In my ISP (Internet Service Provider) days, the company I worked for had one physical server hosting email. It was a relatively large, expensive UNIX server, but it got the job done and had impressive reliability compared to PC hardware of the day. As the ISP business expanded, the demand for email grew beyond what the server could handle, and when the inevitable outage occurred, it affected every single mail user in the system. The solution was, of course, to get more servers. It was not cost-effective to grow with more big UNIX servers, due to a number of factors such as rack space and power, not to mention the capital investment. We needed more (and smaller) servers to store the mail, to both absorb our growing capacity of users and to reduce the impact of an individual server going down. The system we came up with decoupled mail routing from mail delivery and mailbox access. This enabled us to deploy lightweight MX (Mail Exchanger) servers that didn't need much in the way of local storage, as all incoming mail was delivered to some other host. The MX servers were behind a load balancer, so we could scale them horizontally as required to keep up with demand. The mail storage hosts had more local storage, utilizing RAID (Redundant Array of Inexpensive Disks) to survive disk failures, and had standby hosts to which all mailbox data was replicated in case of host failure. Gluing it all together was a set of proxy hosts backed by LDAP (Lightweight Directory Access Protocol) to locate users' mail storage host and handle mailbox access. The directory service was also used by the MX hosts for inbound delivery, to locate the appropriate storage host. Users connected to the proxies instead of directly to their mail storage host. We could do quick maintenance or handle short outages without most customers ever realizing there was a problem. For example, POP (Post Office Protocol) clients checking for new mail would be given a "no new mail" response when the backing store was unavailable. This architecture was much more resilient to failures, and in the event of a failure (or even a maintenance event), the existence of the proxy between users and the actual server allowed us to reduce the users' exposure to the problem.

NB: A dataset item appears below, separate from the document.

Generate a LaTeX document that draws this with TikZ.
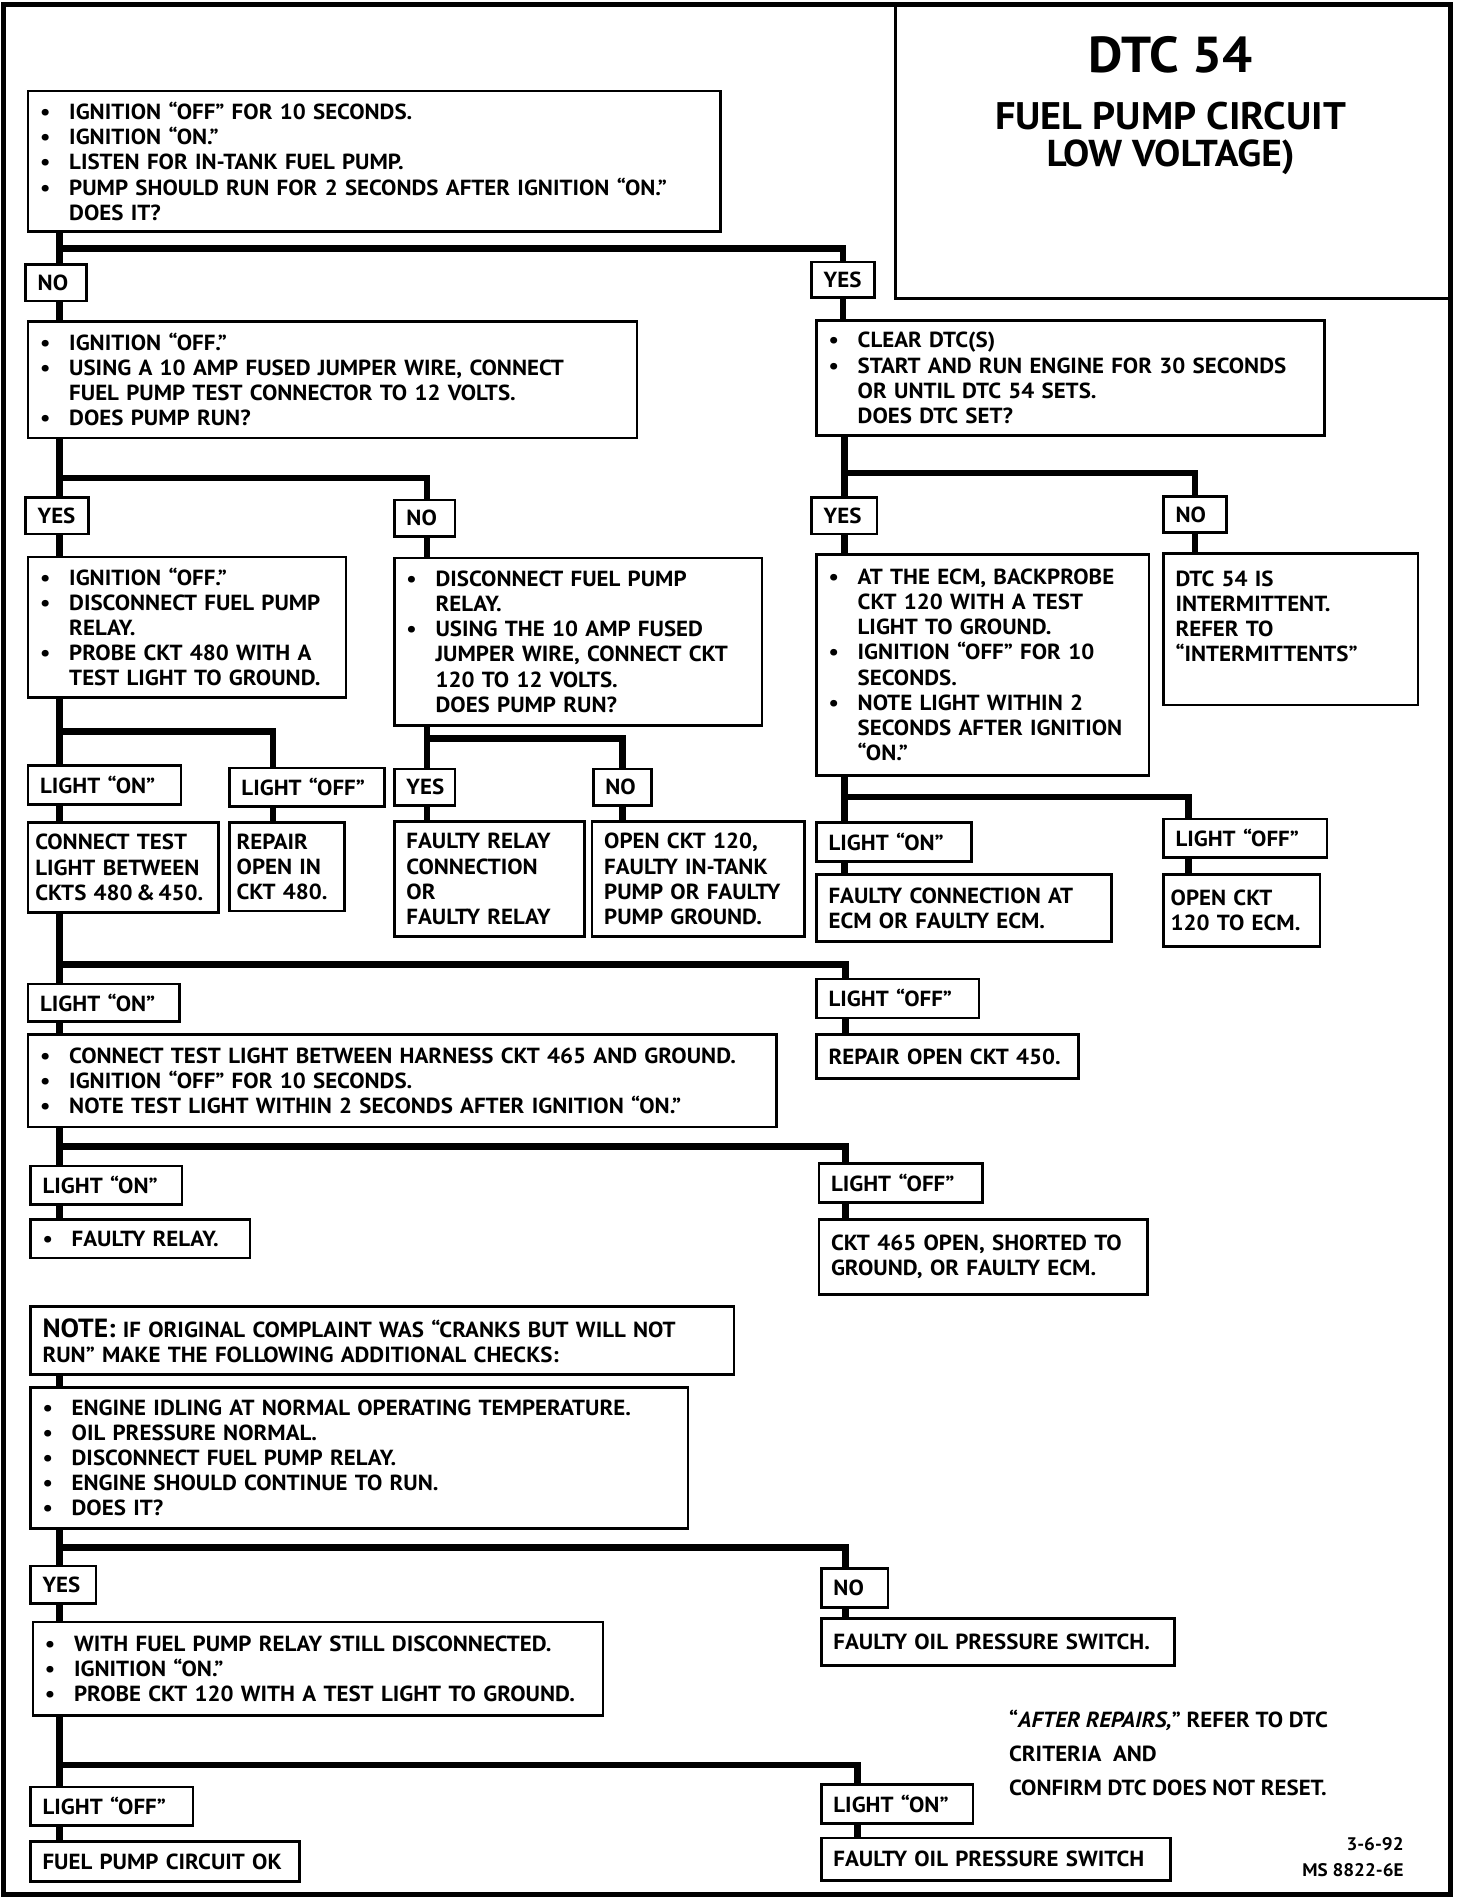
\documentclass[tikz,border=0pt]{standalone}
\usepackage{fontspec}
\setmainfont{PT Sans}[FakeStretch=1.05]
\usetikzlibrary{positioning, calc}

\newdimen\px \px=0.6pt
\newcommand\bu{\makebox[24\px][l]{\textbullet}}
\newcommand\ind{\hspace*{24\px}}
\def\szpad{20}

\tikzset{sz/.code 2 args={%
  \pgfmathsetlengthmacro\bw{#1*\px}%
  \pgfmathsetlengthmacro\tw{(#1-\szpad)*\px}%
  \pgfmathsetlengthmacro\bh{#2*\px}%
  \edef\sznext{\noexpand\tikzset{minimum width=\bw,
    text width=\tw, minimum height=\bh}}\sznext}}

\begin{document}
\begin{tikzpicture}[
    x=0.6pt, y=-0.6pt,
    every node/.style={font=\bfseries\fontsize{10.8}{12.4}\selectfont},
    stepbox/.style={
        rectangle, draw=black, line width=1.3pt, fill=white,
        anchor=north west, align=left, inner xsep=10*\px, inner ysep=0pt
    },
    tight/.style={inner xsep=6*\px, /utils/exec={\def\szpad{12}}},
    tag/.style={stepbox},
    link/.style={line width=3.3pt},
    ttl/.style={font=\bfseries\fontsize{#1}{#1}\selectfont}
]
\useasboundingbox (0,0) rectangle (1214,1568);
\draw[line width=2.4pt] (3,4) rectangle (1196,1562);
\draw[line width=1.3pt] (738,4) |- (1196,246);
\node[ttl=25] (dtc) at (965,45) {DTC 54};
\node[ttl=19] (fpc) at (965,96) {FUEL PUMP CIRCUIT};
\node[ttl=18.5] (lv) at (965,130) {LOW VOLTAGE)};

\coordinate (sp) at (49,0);
\coordinate (msp) at (352,0);
\coordinate (rsp) at (696,0);

% first check
\node[stepbox, sz={571}{116}] (q1) at (22,74) {
    \bu IGNITION ``OFF'' FOR 10 SECONDS.\\
    \bu IGNITION ``ON.''\\
    \bu LISTEN FOR IN-TANK FUEL PUMP.\\
    \bu PUMP SHOULD RUN FOR 2 SECONDS AFTER IGNITION ``ON.''\\
    \ind DOES IT?};
\node[tag, sz={50}{30}] (no1) at (20,217) {NO};
\node[tag, sz={52}{29}] (yes1) at (668,215) {YES};
\node[stepbox, sz={502}{96}] (q2) at (22,264) {
    \bu IGNITION ``OFF.''\\
    \bu USING A 10 AMP FUSED JUMPER WIRE, CONNECT\\
    \ind FUEL PUMP TEST CONNECTOR TO 12 VOLTS.\\
    \bu DOES PUMP RUN?};
\node[stepbox, sz={419}{95}] (q3) at (672,263) {
    \bu CLEAR DTC(S)\\
    \bu START AND RUN ENGINE FOR 30~SECONDS\\
    \ind OR UNTIL DTC 54 SETS.\\
    \ind DOES DTC SET?};

% pump runs / does not run
\node[tag, sz={52}{30}] (yes2) at (20,409) {YES};
\node[tag, sz={50}{30}] (no2) at (324,411) {NO};
\node[stepbox, sz={262}{116}] (q4) at (22,458) {
    \bu IGNITION ``OFF.''\\
    \bu DISCONNECT FUEL~PUMP\\
    \ind RELAY.\\
    \bu PROBE CKT 480 WITH~A\\
    \ind TEST LIGHT TO~GROUND.};
\node[stepbox, sz={303}{138}] (q5) at (324,459) {
    \bu DISCONNECT FUEL PUMP\\
    \ind RELAY.\\
    \bu USING THE 10 AMP FUSED\\
    \ind JUMPER WIRE, CONNECT~CKT\\
    \ind 120 TO 12 VOLTS.\\
    \ind DOES PUMP RUN?};

% dtc sets / does not set
\node[tag, sz={54}{30}] (yes3) at (668,409) {YES};
\node[tag, sz={52}{30}] (no3) at (958,408) {NO};
\node[stepbox, sz={274}{182}] (q6) at (672,456) {
    \bu AT THE ECM, BACKPROBE\\
    \ind CKT 120 WITH A TEST\\
    \ind LIGHT TO GROUND.\\
    \bu IGNITION ``OFF'' FOR 10\\
    \ind SECONDS.\\
    \bu NOTE LIGHT WITHIN 2\\
    \ind SECONDS AFTER~IGNITION\\
    \ind ``ON.''};
\node[stepbox, sz={210}{125}] (r1) at (958,455) {
    DTC 54 IS\\ INTERMITTENT.\\ REFER TO\\ ``INTERMITTENTS''\\ \mbox{}};

\node[tag, sz={126}{32}] (on1) at (22,630) {LIGHT ``ON''};
\node[tag, sz={128}{32}] (off1) at (188,632) {LIGHT ``OFF''};
\node[stepbox, tight, sz={157}{74}] (r2) at (22,677) {
    CONNECT TEST\\ LIGHT~BETWEEN\\ CKTS~480\,\&\,450.};
\node[stepbox, tight, sz={95}{73}] (r3) at (188,677) {
    REPAIR\\ OPEN IN\\ CKT~480.};
\node[tag, sz={50}{30}] (yes4) at (324,633) {YES};
\node[tag, sz={48}{30}] (no4) at (488,633) {NO};
\node[stepbox, sz={157}{95}] (r4) at (324,676) {
    FAULTY RELAY\\ CONNECTION\\ OR\\ FAULTY RELAY};
\node[stepbox, sz={175}{95}] (r5) at (487,676) {
    OPEN CKT 120,\\ FAULTY IN-TANK\\ PUMP OR~FAULTY\\ PUMP GROUND.};
\node[tag, sz={128}{32}] (on2) at (672,677) {LIGHT ``ON''};
\node[tag, sz={135}{32}] (off2) at (958,674) {LIGHT ``OFF''};
\node[stepbox, sz={243}{55}] (r6) at (672,720) {
    FAULTY CONNECTION AT\\ ECM OR FAULTY ECM.};
\node[stepbox, tight, sz={129}{59}] (r7) at (958,720) {
    OPEN CKT\\ 120~TO~ECM.};

% test light at ckt 465
\node[tag, sz={125}{31}] (on3) at (22,810) {LIGHT ``ON''};
\node[tag, sz={134}{32}] (off3) at (672,806) {LIGHT ``OFF''};
\node[stepbox, sz={617}{76}] (q7) at (22,852) {
    \bu CONNECT TEST LIGHT BETWEEN HARNESS CKT 465 AND~GROUND.\\
    \bu IGNITION ``OFF'' FOR 10 SECONDS.\\
    \bu NOTE TEST LIGHT WITHIN 2 SECONDS AFTER IGNITION ``ON.''};
\node[stepbox, sz={216}{36}] (r8) at (672,852) {REPAIR OPEN CKT 450.};
\node[tag, sz={125}{32}] (on4) at (24,960) {LIGHT ``ON''};
\node[tag, sz={135}{32}] (off4) at (674,958) {LIGHT ``OFF''};
\node[stepbox, sz={181}{32}] (r9) at (24,1004) {\bu FAULTY RELAY.};
\node[stepbox, sz={271}{62}] (r10) at (674,1004) {
    CKT 465 OPEN, SHORTED~TO\\ GROUND, OR FAULTY ECM.};

% cranks but will not run
\node[stepbox, sz={580}{56}] (note) at (24,1076) {
    {\fontsize{13}{12.4}\selectfont NOTE:} IF ORIGINAL COMPLAINT WAS ``CRANKS BUT WILL~NOT\\
    RUN'' MAKE THE FOLLOWING ADDITIONAL CHECKS:};
\node[stepbox, sz={542}{116}] (q8) at (24,1143) {
    \bu ENGINE IDLING AT NORMAL OPERATING TEMPERATURE.\\
    \bu OIL PRESSURE NORMAL.\\
    \bu DISCONNECT FUEL PUMP RELAY.\\
    \bu ENGINE SHOULD CONTINUE TO RUN.\\
    \bu DOES IT?};
\node[tag, sz={54}{31}] (yes5) at (24,1290) {YES};
\node[tag, sz={55}{32}] (no5) at (676,1292) {NO};
\node[stepbox, sz={470}{77}] (q9) at (26,1336) {
    \bu WITH FUEL PUMP RELAY STILL DISCONNECTED.\\
    \bu IGNITION ``ON.''\\
    \bu PROBE CKT 120 WITH A TEST LIGHT TO~GROUND.};
\node[stepbox, sz={291}{39}] (r11) at (676,1333) {FAULTY OIL PRESSURE SWITCH.};
\node[tag, sz={134}{32}] (off5) at (24,1472) {LIGHT ``OFF''};
\node[tag, sz={125}{32}] (on5) at (676,1470) {LIGHT ``ON''};
\node[stepbox, sz={222}{33}] (r12) at (24,1517) {FUEL PUMP CIRCUIT OK};
\node[stepbox, sz={288}{35}] (r13) at (676,1514) {FAULTY OIL PRESSURE SWITCH};

\node[anchor=north west, align=left,
      font=\bfseries\fontsize{10.8}{16.8}\selectfont] (after) at (826,1404)
    {``\textit{AFTER REPAIRS,}'' REFER TO DTC\\ CRITERIA\ \ AND\\
     CONFIRM DTC DOES NOT RESET.};
\node[anchor=north east, align=right,
      font=\bfseries\fontsize{9}{13}\selectfont] (ms) at (1163,1509)
    {3-6-92\\ MS 8822-6E};

% connectors
\coordinate (j1) at (49,205);
\coordinate (j2) at (49,394);
\coordinate (j3) at (696,390);
\coordinate (j4) at (49,603);
\coordinate (j5) at (352,609);
\coordinate (j6) at (696,657);
\coordinate (j7) at (49,795);
\coordinate (j8) at (49,945);
\coordinate (j9) at (49,1276);
\coordinate (j10) at (49,1455);

\draw[link] (q1.south -| sp) -- (no1.north -| sp);
\draw[link] (no1.south -| sp) -- (q2.north -| sp);
\draw[link] (j1) -| (yes1.north);
\draw[link] (yes1.south) -- (yes1.south |- q3.north);

\draw[link] (q2.south -| sp) -- (yes2.north -| sp);
\draw[link] (yes2.south -| sp) -- (q4.north -| sp);
\draw[link] (j2) -| (no2.north -| msp);
\draw[link] (no2.south -| msp) -- (q5.north -| msp);

\draw[link] (q3.south -| rsp) -- (yes3.north -| rsp);
\draw[link] (yes3.south -| rsp) -- (q6.north -| rsp);
\draw[link] (j3) -| (no3.north);
\draw[link] (no3.south) -- (no3.south |- r1.north);

\draw[link] (q4.south -| sp) -- (on1.north -| sp);
\draw[link] (on1.south -| sp) -- (r2.north -| sp);
\draw[link] (j4) -| ([xshift=37*\px]off1.north west);
\draw[link] ([xshift=37*\px]off1.south west) -- ([xshift=37*\px]r3.north west);

\draw[link] (q5.south -| msp) -- (yes4.north -| msp);
\draw[link] (yes4.south -| msp) -- (r4.north -| msp);
\draw[link] (j5) -| (no4.north);
\draw[link] (no4.south) -- (no4.south |- r5.north);

\draw[link] (q6.south -| rsp) -- (on2.north -| rsp);
\draw[link] (on2.south -| rsp) -- (r6.north -| rsp);
\draw[link] (j6) -| ([xshift=22*\px]off2.north west);
\draw[link] ([xshift=22*\px]off2.south west) -- ([xshift=22*\px]r7.north west);

\draw[link] (r2.south -| sp) -- (on3.north -| sp);
\draw[link] (on3.south -| sp) -- (q7.north -| sp);
\draw[link] (j7) -| ([xshift=25*\px]off3.north west);
\draw[link] ([xshift=25*\px]off3.south west) -- ([xshift=25*\px]r8.north west);

\draw[link] (q7.south -| sp) -- (on4.north -| sp);
\draw[link] (on4.south -| sp) -- (r9.north -| sp);
\draw[link] (j8) -| ([xshift=23*\px]off4.north west);
\draw[link] ([xshift=23*\px]off4.south west) -- ([xshift=23*\px]r10.north west);

\draw[link] (note.south -| sp) -- (q8.north -| sp);
\draw[link] (q8.south -| sp) -- (yes5.north -| sp);
\draw[link] (yes5.south -| sp) -- (q9.north -| sp);
\draw[link] (j9) -| ([xshift=21*\px]no5.north west);
\draw[link] ([xshift=21*\px]no5.south west) -- ([xshift=21*\px]r11.north west);

\draw[link] (q9.south -| sp) -- (off5.north -| sp);
\draw[link] (off5.south -| sp) -- (r12.north -| sp);
\draw[link] (j10) -| ([xshift=31*\px]on5.north west);
\draw[link] ([xshift=31*\px]on5.south west) -- ([xshift=31*\px]r13.north west);
\end{tikzpicture}
\end{document}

The next illustrative story comes from a client who operates a large email infrastructure supporting millions of users. Their mail storage sits on a SAN (Storage Area Network), implemented on three expensive, vertically-integrated systems from a major vendor and interconnected on a costly Fibre Channel switching fabric (which is, as ZFS author Jeff Bonwick puts it, "a network designed by disk firmware writers. God help you.") The result is a very high ratio of spindles to control units, so when there is a problem with one unit, that problem affects one-third of their customers, which could run well over several million users. That's a lot of eggs in one basket. The price of the basket does not guarantee an absence of problems-- the redundant control heads must run the same firmware version, so a firmware bug will wipe out both of them. The cost of the storage platform is sufficiently high that scaling horizontally becomes prohibitively expensive, and doesn't go very far to address the spindle-to-control-unit ratio. What they need is a fundamental shift in storage planning. More and cheaper baskets to hold fewer eggs each, so fewer eggs are lost when a basket fails. In this case the baskets are commodity servers and direct-attach storage running free software and exporting block devices over iSCSI (Internet Small Computer Systems Interface) to the servers handling client connections. For the cost of one of the vendor-supplied storage systems, we get nine new storage nodes, each with redundant control heads and data storage. These nine nodes provide the same amount of usable space as the three old units, and have capacity to spare. The cost savings enables more nodes to be purchased, and facilitates horizontal scaling to meet demand. Additional cost savings are realized on the interconnects, which can be standard 10Gb Ethernet. The larger number of nodes means a three-fold decrease in the number of users exposed to a node failure, and future scaling only decreases this number further.

Turning away from email, my final story covers data warehousing for a large, web-focused marketing company. Their OLTP (Online Transaction Processing) database that backs the website runs on Oracle. They need a separate place to run intensive data-mining queries and transformations that are not appropriate for the OLTP system, for which the typical solution is an Operational Data Store (ODS), a type of data warehouse. Initially this was another Oracle instance on a single server. When the size of the dataset grew beyond the capacity of the server, a decision had to be made. A server with enough memory and CPU power to handle the load would have exceeded the Oracle product license, but purchasing additional licenses was cost-prohibitive. The solution was two-fold: convert the ODS to the open source PostgreSQL server, and put it on two systems instead of one. The conversion to PostgreSQL is outside the scope of this article, but the decision to use two servers provides several distinct advantages. First, they are not set up as master/slave, which keeps the setup simple. They both replicate from Oracle in parallel, having no awareness of one another. This works fine since the data-mining queries are essentially read-only (some jobs do data transformations, but they operate on temporary tables.) Second, both systems are fast enough to handle the entire operational load, so if one system is down, all its jobs can be shifted to the other with no degradation of service to users. Third, upgrades to PostgreSQL can be tested with live data without disrupting service, as jobs can again be shifted away from the instance being upgraded. Under normal circumstances, both servers are used for production work, yielding the best return on investment.

These stories illustrate the advantages of expecting failure and engineering around it to create robust internet architectures. Failure is inevitable, but dire consequences need not be.